Background Several publications have reported persistent changes of cognition/earlier cognitive impairment among individuals, especially athletes, with a concussion history, even following a single traumatic brain injury (TBI).
Objective To explore the impact on late-life cognitive performance of TBI experienced during the life-course of seniors residing in Velestino, a Greek agricultural town.

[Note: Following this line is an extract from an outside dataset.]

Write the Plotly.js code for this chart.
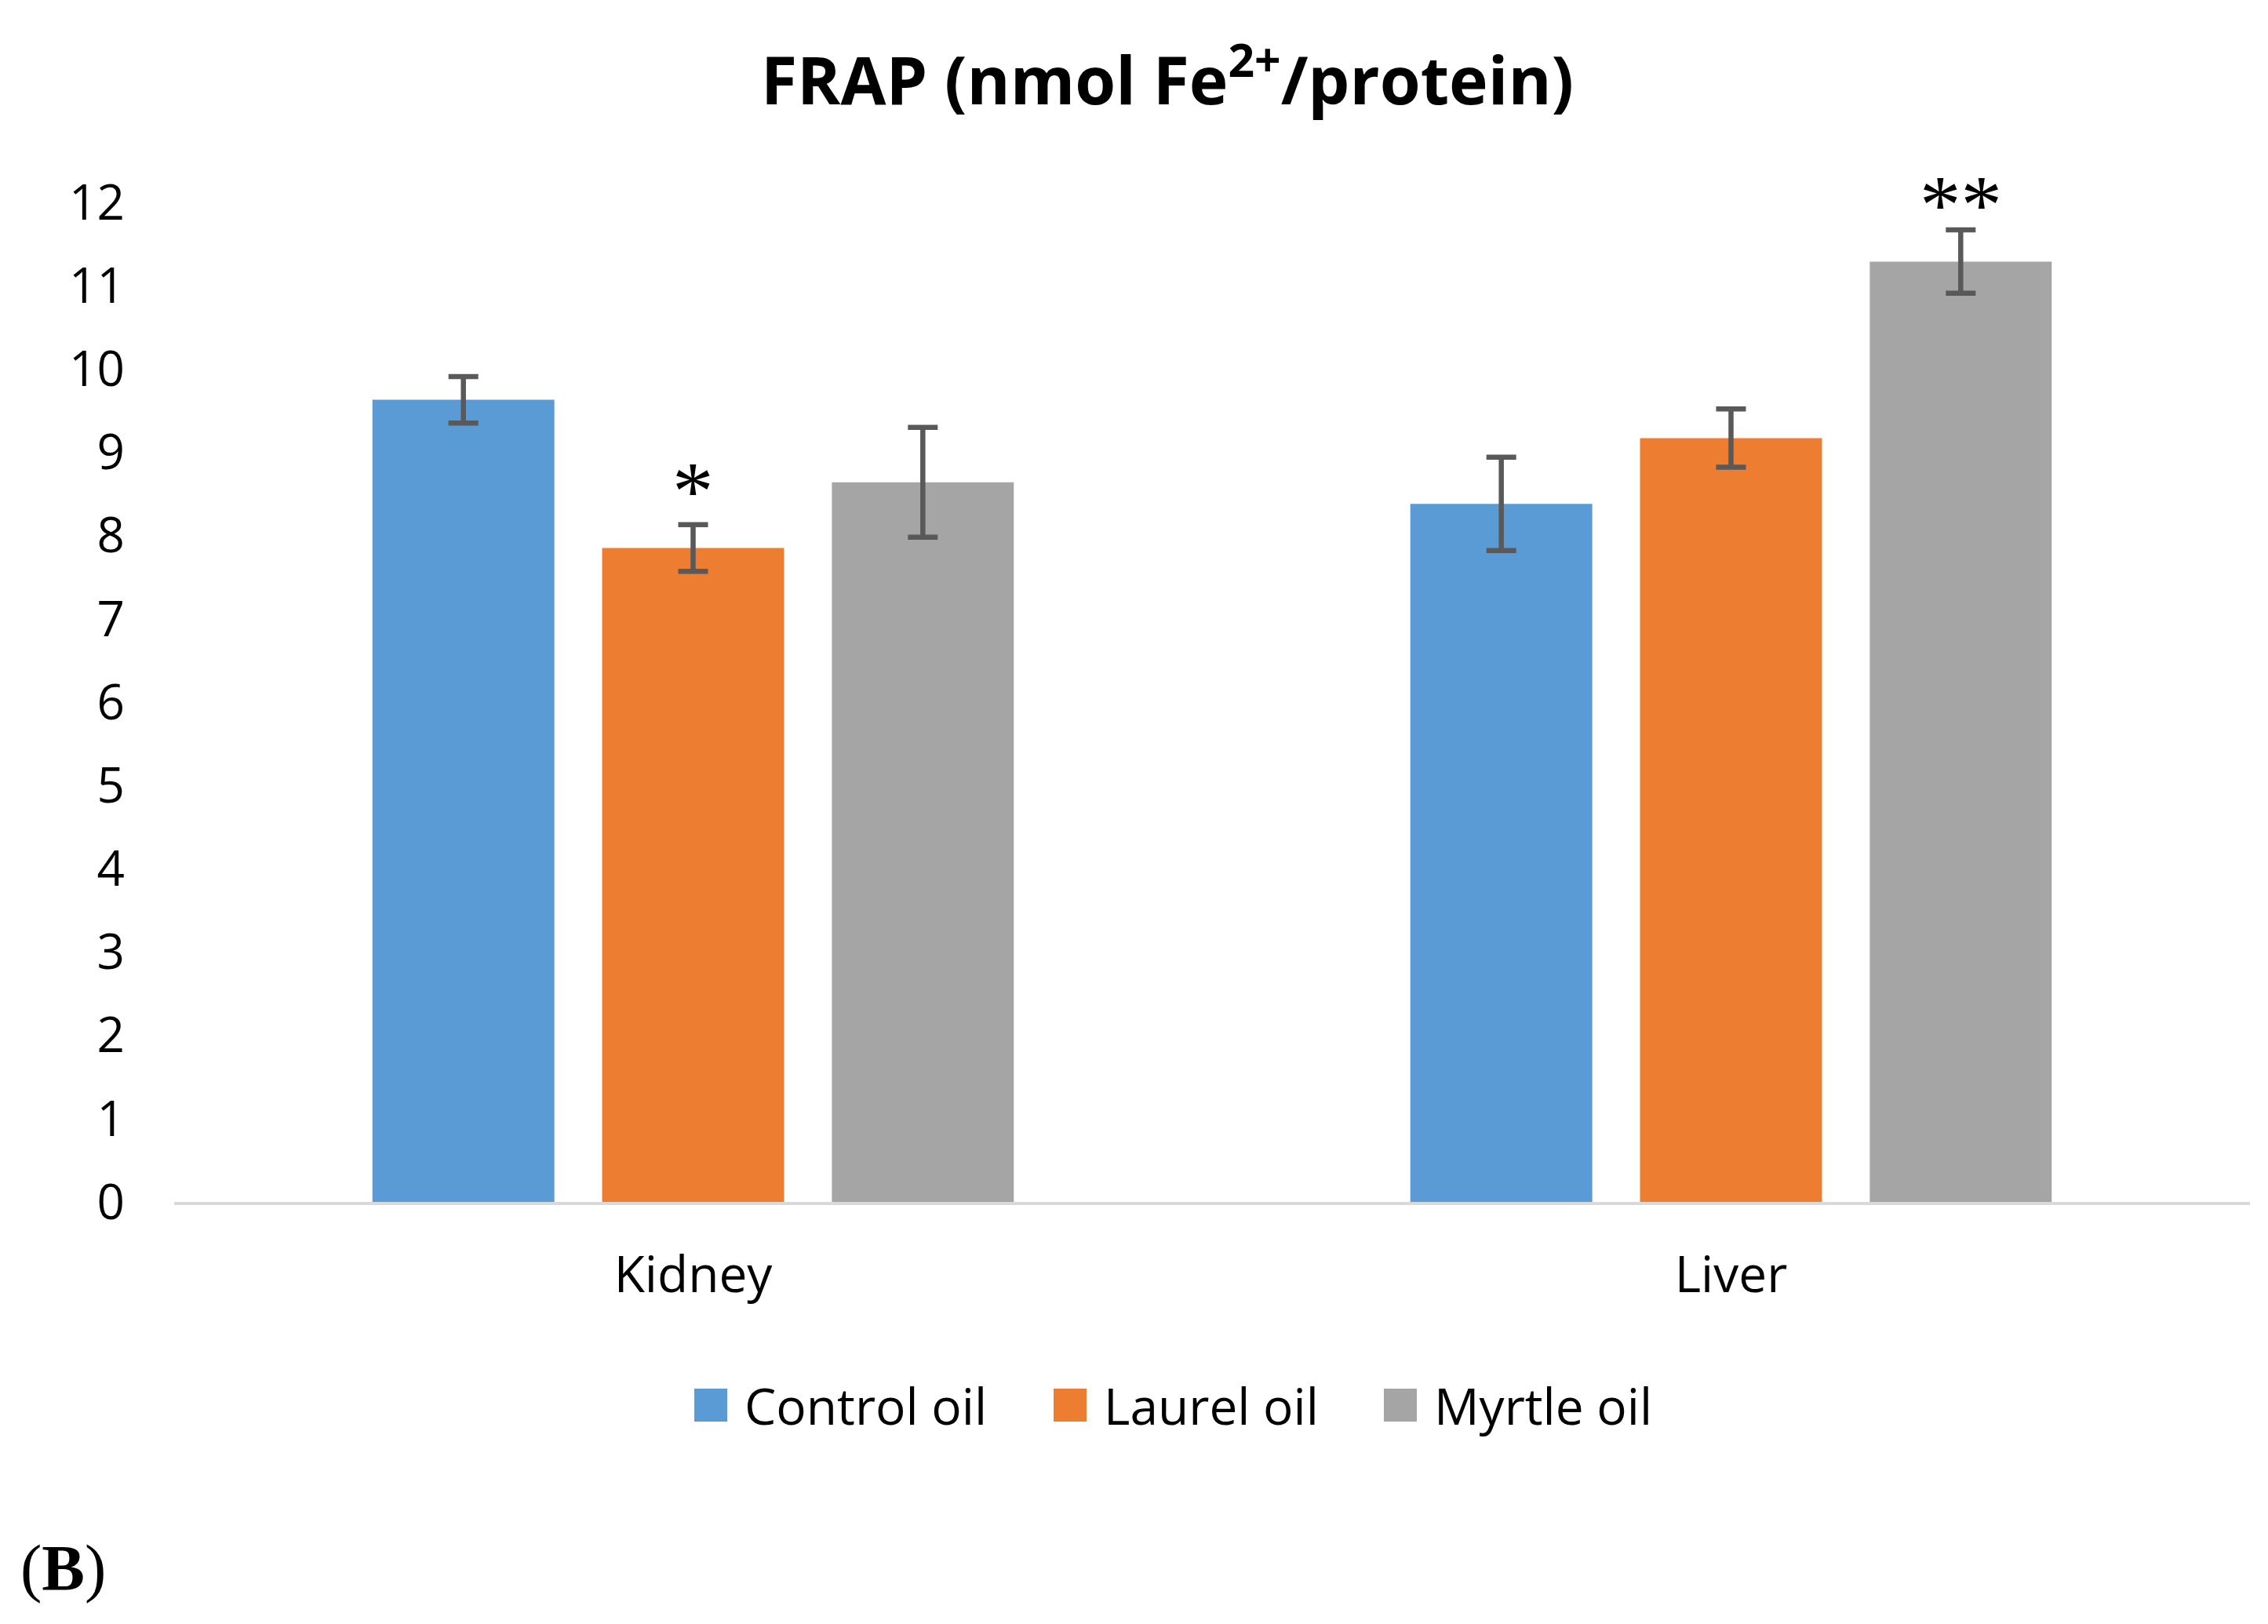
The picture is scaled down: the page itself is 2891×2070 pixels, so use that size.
<!DOCTYPE html>
<html>
<head>
<meta charset="utf-8">
<script src="https://cdn.plot.ly/plotly-3.0.1.min.js"></script>
<style>html,body{margin:0;padding:0;background:#fff;}#chart{width:2891px;height:2070px;}</style>
</head>
<body>
<div id="chart"></div>
<script>
// ---- data ----
const categories = ['Kidney', 'Liver'];
const seriesNames = ['Control oil', 'Laurel oil', 'Myrtle oil'];
const controlOil = [9.63, 8.38];
const controlErr = [0.28, 0.56];
const laurelOil = [7.85, 9.17];
const laurelErr = [0.28, 0.35];
const myrtleOil = [8.64, 11.29];
const myrtleErr = [0.66, 0.38];
const sigKidney = ['', '*', ''];
const sigLiver = ['', '', '**'];
const yTicks = [0,1,2,3,4,5,6,7,8,9,10,11,12];

const colors = ['#5B9BD5', '#ED7D31', '#A5A5A5'];
const values = [controlOil, laurelOil, myrtleOil];
const errs = [controlErr, laurelErr, myrtleErr];
const sigs = [sigKidney, sigLiver];

const W = 2891, H = 2070;
const M = {l: 222, r: 23, t: 258, b: 538};
const plotW = W - M.l - M.r, plotH = H - M.t - M.b;
const bargap = 0.336, bargroupgap = 0.208;

const traces = seriesNames.map((name, i) => ({
  type: 'bar', name: name, x: categories, y: values[i],
  marker: {color: colors[i]},
  error_y: {type: 'data', array: errs[i], visible: true, color: '#595959', thickness: 6.5, width: 19},
  showlegend: false, hoverinfo: 'skip'
}));

const slotPx = plotW / categories.length * (1 - bargap) / seriesNames.length;
const annotations = [];
categories.forEach((c, ci) => {
  sigs[ci].forEach((s, si) => {
    if (!s) return;
    annotations.push({
      x: c, y: values[si][ci], xref: 'x', yref: 'y', text: s, showarrow: false,
      xshift: (si - 1) * slotPx, yshift: 72, yanchor: 'middle',
      font: {family: 'Liberation Serif', size: 105, color: '#000'}
    });
  });
});

// manual legend
const legX = [885, 1343, 1764];
const legY = 1791, sq = 42;
const shapes = [];
seriesNames.forEach((n, i) => {
  shapes.push({type: 'rect', xref: 'paper', yref: 'paper',
    x0: (legX[i] - M.l) / plotW, x1: (legX[i] + sq - M.l) / plotW,
    y0: (M.t + plotH - legY - sq / 2) / plotH, y1: (M.t + plotH - legY + sq / 2) / plotH,
    fillcolor: colors[i], line: {width: 0}});
  annotations.push({xref: 'paper', yref: 'paper', x: (legX[i] + sq + 20 - M.l) / plotW,
    y: (M.t + plotH - legY) / plotH, xanchor: 'left', yanchor: 'middle', showarrow: false,
    text: n, font: {family: 'Open Sans', size: 64, color: '#000'}});
});

annotations.push({xref: 'paper', yref: 'paper', x: (24 - M.l) / plotW, y: (M.t + plotH - 1999) / plotH,
  xanchor: 'left', yanchor: 'middle', showarrow: false, text: '(<b>B</b>)',
  font: {family: 'Liberation Serif', size: 82, color: '#000'}});

const layout = {
  width: W, height: H, margin: M,
  paper_bgcolor: '#fff', plot_bgcolor: '#fff',
  barmode: 'group', bargap: bargap, bargroupgap: bargroupgap,
  title: {text: '<b>FRAP (nmol Fe<sup>2+</sup>/protein)</b>', x: (1488 - M.l) / plotW, xref: 'paper',
    xanchor: 'center', y: 1 - 104 / H, yanchor: 'middle',
    font: {family: 'Open Sans', size: 84, color: '#000'}},
  xaxis: {type: 'category', showline: true, linecolor: '#D9D9D9', linewidth: 4, ticks: '',
    showgrid: false, zeroline: false, tickfont: {family: 'Open Sans', size: 64, color: '#000'},
    ticklabelstandoff: 34},
  yaxis: {range: [0, 12], tickvals: yTicks, ticks: '', showgrid: false, zeroline: false, showline: false,
    tickfont: {family: 'Open Sans', size: 62, color: '#000'}, ticklabelstandoff: 62},
  shapes: shapes, annotations: annotations, showlegend: false
};

Plotly.newPlot('chart', traces, layout, {displayModeBar: false, staticPlot: true});
</script>
</body>
</html>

Methods In a health and safety of seniors study, 94 brain injuries, 49 of which were hospital-treated, were reported by all 593 elderly aged 65+ years. The odds of being cognitively impaired, assessed by the Mini-Mental State Examination, among those with a positive TBI history as compared to those without, was calculated after controlling for known confounding factors.
Results The proportion of TBI (hospitalised) among cognitively impaired males was 16.9% (9.7%) and 14.7% (4.9%) among females, whereas for non-impaired males 21.1% (14.8%) and 11.2% (6.0%) among females. The ORs for being cognitively impaired after a TBI was 0.68 (95% CI 0.33 to 1.41, p=0.30) among males and 1.26 (95% CI 0.60 to 2.64, p=0.54) among females; the respective ORs after a hospitalised TBI were 0.78 (95% CI 0.33 to 1.88, p=0.58) and 0.68 (95% CI 0.23 to 1.98, p=0.48).
Significance Our results showing lack of association between reported TBI and cognitive impairment in the cross-sectional VELESTINO study need to be compared with those deriving from our ongoing systematic review assessing the frequency and intensity of exposure that might be necessary in order to cause permanent brain lesions and consequently lead to cognitive impairment as it is the case for contact sports professionals, who are sustaining repetitive TBI.